*AIM OF THE EXERCISE*. Working from the top of the listing below, retype each line through the line containing "import plotly.graph_objects as go", both included, with no pictures.

*DATA PROVIDED*.
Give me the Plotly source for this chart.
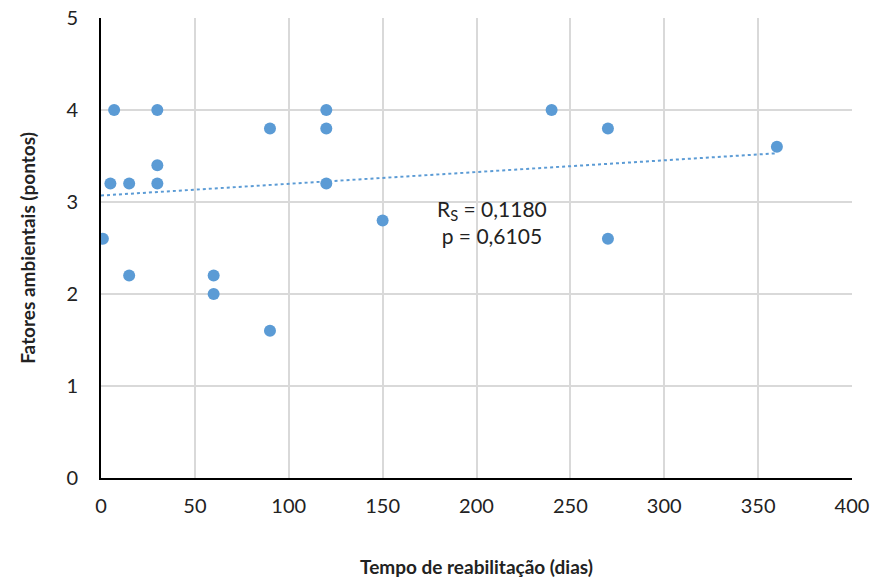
import plotly.graph_objects as go

tempo = [1, 5, 7, 15, 15, 30, 30, 30, 60, 60, 90, 90, 120, 120, 120, 150, 240, 270, 270, 360]
fatores = [2.6, 3.2, 4.0, 3.2, 2.2, 4.0, 3.4, 3.2, 2.2, 2.0, 3.8, 1.6, 4.0, 3.8, 3.2, 2.8, 4.0, 3.8, 2.6, 3.6]
# linear trendline endpoints
trend_x = [0, 360]
trend_y = [3.07, 3.53]
x_ticks = [0, 50, 100, 150, 200, 250, 300, 350, 400]
y_ticks = [0, 1, 2, 3, 4, 5]

FONT = "Lato, 'Liberation Sans Narrow', sans-serif"
BLUE = "#5B9BD5"

fig = go.Figure()
fig.add_trace(go.Scatter(x=trend_x, y=trend_y, mode="lines",
                         line=dict(color=BLUE, width=2, dash="dot"),
                         hoverinfo="skip", showlegend=False))
fig.add_trace(go.Scatter(x=tempo, y=fatores, mode="markers",
                         marker=dict(color=BLUE, size=12), showlegend=False))

fig.add_annotation(x=208, y=2.78, xref="x", yref="y",
                   text="R<sub>S</sub> = 0,1180<br>p = 0,6105",
                   showarrow=False, align="center",
                   font=dict(family=FONT, size=21, color="#222222"))

fig.update_layout(
    width=875, height=583,
    margin=dict(l=101, r=23, t=18, b=105),
    paper_bgcolor="white", plot_bgcolor="white",
    font=dict(family=FONT, color="#222222"),
)
fig.update_xaxes(range=[0, 400], tickvals=x_ticks, ticktext=[str(v) for v in x_ticks],
                 showgrid=True, gridcolor="#D9D9D9", gridwidth=1.5,
                 showline=True, linecolor="black", linewidth=2,
                 zeroline=False, ticks="", ticklabelstandoff=9,
                 tickfont=dict(size=20), automargin=False,
                 title=dict(text="<b>Tempo de reabilitação (dias)</b>", font=dict(size=19), standoff=45))
fig.update_yaxes(range=[0, 5], tickvals=y_ticks, ticktext=[str(v) for v in y_ticks],
                 showgrid=True, gridcolor="#D9D9D9", gridwidth=1.5,
                 showline=True, linecolor="black", linewidth=2,
                 zeroline=False, ticks="", ticklabelstandoff=17,
                 tickfont=dict(size=20), automargin=False,
                 title=dict(text="<b>Fatores ambientais (pontos)</b>", font=dict(size=19), standoff=26))

fig.write_html("out.html", config={"displayModeBar": False},
               post_script="document.body.style.margin='0';")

*EXPECTED ANSWER*.
Give me the Plotly source for this chart.
import plotly.graph_objects as go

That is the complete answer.